Funding ratios for U.S. corporate pension plans rose in January, according to reports from Legal & General Investment Management America, Northern Trust Asset Management, Wilshire Consulting and Mercer.
LGIMA found the funding ratio of a typical corporate pension plan increased 2.1 percentage points to 86.5%, primarily driven by positive global equity returns offset by a decrease in Treasury rates and tightening of credit spreads over the month.
LGIMA estimates Treasury rates decreased by 3 basis points, while credit spreads decreased 14 basis points, resulting in the average discount rate dropping 17 basis points in total.
Liabilities for the typical plan increased 3%, while plan assets with a traditional 60% equity/40% bond asset allocation increased 5.2%, LGIMA said.
As measured by Northern Trust, the average funding ratio for S&P 500 companies with defined benefit plans rose to 85.9% in January from 83.8% the month before.

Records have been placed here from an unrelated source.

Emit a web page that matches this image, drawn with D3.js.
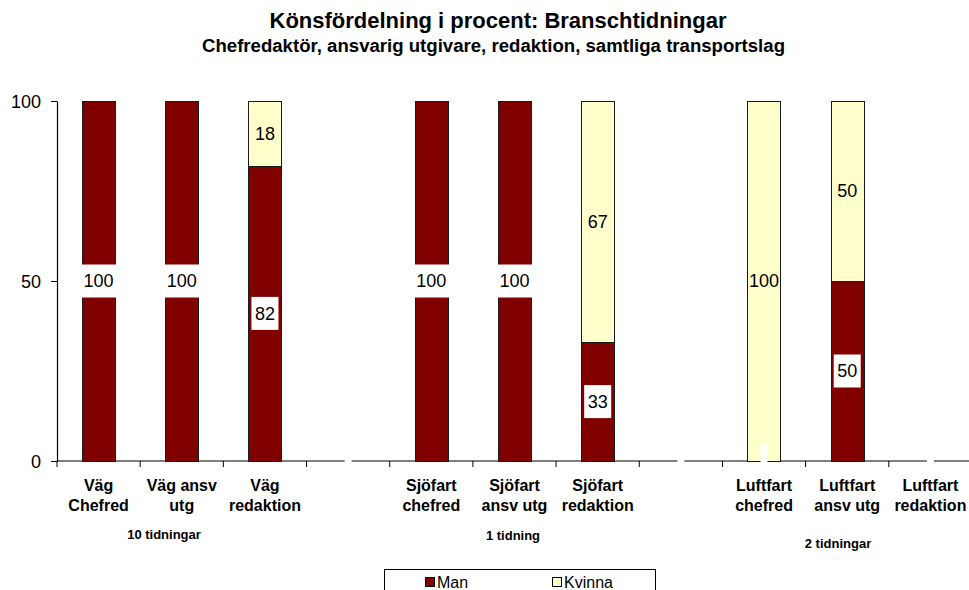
<!DOCTYPE html>
<html>
<head>
<meta charset="utf-8">
<script src="https://cdn.jsdelivr.net/npm/d3@7"></script>
<style>
  html, body { margin: 0; padding: 0; background: #fff; }
  svg { display: block; font-family: "Liberation Sans", Arial, sans-serif; }
</style>
</head>
<body>
<svg id="chart" width="969" height="590"></svg>
<script>
// ---- data ----
const categories = ["vag_chef", "vag_ansv", "vag_red", "gap1", "sjo_chef", "sjo_ansv", "sjo_red", "gap2", "luft_chef", "luft_ansv", "luft_red"];
const categoryLines = [
  ["Väg", "Chefred"], ["Väg ansv", "utg"], ["Väg", "redaktion"], [],
  ["Sjöfart", "chefred"], ["Sjöfart", "ansv utg"], ["Sjöfart", "redaktion"], [],
  ["Luftfart", "chefred"], ["Luftfart", "ansv utg"], ["Luftfart", "redaktion"]
];
const man    = [100, 100, 82, 0, 100, 100, 33, 0, 0, 50, 0];
const kvinna = [0, 0, 18, 0, 0, 0, 67, 0, 100, 50, 0];
const seriesNames = ["Man", "Kvinna"];
const yTicks = [0, 50, 100];
const groupLabels = ["10 tidningar", "1 tidning", "2 tidningar"];
const title = "Könsfördelning i procent: Branschtidningar";
const subtitle = "Chefredaktör, ansvarig utgivare, redaktion, samtliga transportslag";

// ---- layout ----
const svg = d3.select("#chart");
const colors = { Man: "#800000", Kvinna: "#FFFFCC" };
const x0 = 57, x1 = 972, yTop = 101, yBot = 461;

const x = d3.scaleBand().domain(categories).range([x0, x1]).paddingInner(0.6).paddingOuter(0.3);
const y = d3.scaleLinear().domain([0, 100]).range([yBot, yTop]);
const step = x.step();

// titles
svg.append("text").attr("x", 498).attr("y", 28).attr("text-anchor", "middle")
  .attr("font-size", 21.5).attr("font-weight", "bold")
  .attr("textLength", 457).attr("lengthAdjust", "spacingAndGlyphs").text(title);
svg.append("text").attr("x", 493.5).attr("y", 52).attr("text-anchor", "middle")
  .attr("font-size", 17.5).attr("font-weight", "bold")
  .attr("textLength", 583).attr("lengthAdjust", "spacingAndGlyphs").text(subtitle);

// y axis
const yAxis = d3.axisLeft(y).tickValues(yTicks).tickSize(6).tickPadding(10).tickSizeOuter(0);
const gy = svg.append("g").attr("transform", `translate(${x0},0)`).call(yAxis);
gy.select(".domain").attr("stroke", "#000").attr("stroke-width", 1.2);
gy.selectAll(".tick line").attr("stroke", "#000");
gy.selectAll(".tick text").attr("font-size", 18).attr("font-family", "Liberation Sans, Arial, sans-serif").attr("fill", "#000").attr("dy", "0.36em");

// x axis line + ticks at slot boundaries
const gx = svg.append("g");
gx.append("line").attr("x1", x0).attr("x2", x1).attr("y1", yBot).attr("y2", yBot)
  .attr("stroke", "#000").attr("stroke-width", 1.2);
gx.selectAll("line.tick").data(d3.range(categories.length + 1)).join("line")
  .attr("class", "tick")
  .attr("x1", i => x0 + i * step).attr("x2", i => x0 + i * step)
  .attr("y1", yBot).attr("y2", yBot + 6).attr("stroke", "#000");

// stacked data
const rows = categories.map((c, i) => ({ cat: c, Man: man[i], Kvinna: kvinna[i] }));
const stack = d3.stack().keys(seriesNames)(rows);

const bw = x.bandwidth();
svg.append("g").selectAll("g").data(stack).join("g")
  .attr("fill", d => colors[d.key])
  .selectAll("rect").data(d => d.filter(s => s[1] - s[0] > 0)).join("rect")
  .attr("x", d => Math.round(x(d.data.cat)) + 0.5)
  .attr("width", Math.round(bw))
  .attr("y", d => Math.round(y(d[1])) + 0.5)
  .attr("height", d => Math.round(y(d[0])) - Math.round(y(d[1])))
  .attr("stroke", "#1a1a1a").attr("stroke-width", 1);

// data labels
const labG = svg.append("g").attr("font-size", 18);
stack.forEach(layer => {
  layer.forEach(s => {
    const v = s[1] - s[0];
    const cx = x(s.data.cat) + bw / 2;
    const cy = y((s[0] + s[1]) / 2);
    if (layer.key === "Man") {
      const txt = v > 0 ? String(v) : "";
      const t = labG.append("text").attr("x", cx).attr("y", cy).attr("dy", "0.36em")
        .attr("text-anchor", "middle").text(txt);
      const w = txt ? t.node().getComputedTextLength() : 0;
      labG.insert("rect", "text").attr("x", cx - w / 2 - 3.5).attr("y", cy - 16.5)
        .attr("width", w + 7).attr("height", 33).attr("fill", "#fff");
    } else if (v > 0) {
      labG.append("text").attr("x", cx).attr("y", cy).attr("dy", "0.36em")
        .attr("text-anchor", "middle").text(String(v));
    }
  });
});
labG.selectAll("text").raise();

// category labels
const cl = svg.append("g").attr("font-size", 16).attr("font-weight", "bold").attr("text-anchor", "middle");
categories.forEach((c, i) => {
  categoryLines[i].forEach((ln, j) => {
    cl.append("text").attr("x", x(c) + bw / 2).attr("y", 491 + j * 20).text(ln);
  });
});

// group labels
const gPos = [[164, 539], [513, 540], [838, 548]];
svg.append("g").attr("font-size", 13).attr("font-weight", "bold").attr("text-anchor", "middle")
  .selectAll("text").data(groupLabels).join("text")
  .attr("x", (d, i) => gPos[i][0]).attr("y", (d, i) => gPos[i][1]).text(d => d);

// legend
const lg = svg.append("g");
lg.append("rect").attr("x", 384.5).attr("y", 569.5).attr("width", 271).attr("height", 40)
  .attr("fill", "#fff").attr("stroke", "#000");
const lx = [425, 552];
seriesNames.forEach((n, i) => {
  lg.append("rect").attr("x", lx[i] + 0.5).attr("y", 577.5).attr("width", 9).attr("height", 9)
    .attr("fill", colors[n]).attr("stroke", "#000");
  lg.append("text").attr("x", lx[i] + 12).attr("y", 588).attr("font-size", 16).text(n);
});
</script>
</body>
</html>
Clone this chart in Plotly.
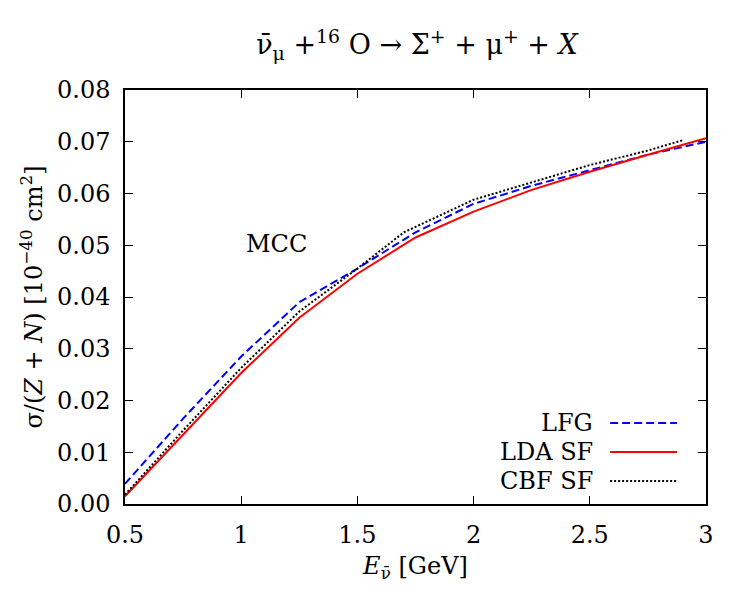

Global equity markets were up about 8% during the month, while the average discount rate decreased to 3.75% from 3.91% during the period.
"After the sharp decline in growth assets during Q4 2018, we saw a nice rebound in January led by the equity markets," said Dan Kutliroff, head of outsourced CIO business strategy at Northern Trust, in a news release announcing the results. "Continued strong economic fundamentals in the U.S. and the Fed's dovish tone contributed to the recovery."
According to Wilshire, the aggregate estimated funding ratio for U.S. pension plans sponsored by S&P 500 companies increased 2.8 percentage points to end the month of January at 87.3%, which is up 6.9 percentage points over the trailing 12 months.
The monthly change in funding resulted from an increase in asset values of 5.5 percentage points partially offset by an increase in liability values of 2.2 percentage points. The aggregate funding ratio was down 1.6 percentage points over the trailing 12 months.
"January's bounce back in funded ratios was propelled by the best monthly percentage increase for the Wilshire 5000 in more than seven years," said Ned McGuire, Wilshire Consulting managing director and member of its pension risk solutions group, in a news release. "January's 2.8-percentage-point increase in funding was the largest monthly increase over the past 12 months and follows December's 6-percentage-point decline."
According to Mercer, the estimated aggregate funding ratio of defined benefit plans sponsored by S&P 1500 companies increased by 3 percentage points in the month to 88% as of Jan. 31 due to an increase in U.S. equity markets.
Discount rates decreased by 15 basis points to 4.04% in the month.
The estimated aggregate deficit of pension fund assets of S&P 1500 companies totaled $262 billion as of Jan. 31, down $50 billion from the end of December.
"We saw an uptick in funded status at the end of January as equities bounced back after a tough fourth quarter to end 2018," said Matt McDaniel, a partner in Mercer's wealth business, in a news release. "Even though January was a solid improvement in equities, there is still much uncertainty in the market as evidenced by persisting volatility. We expect plan sponsors will continue to keep a close eye on markets and look for opportunities to lock in gains as opportunities arise."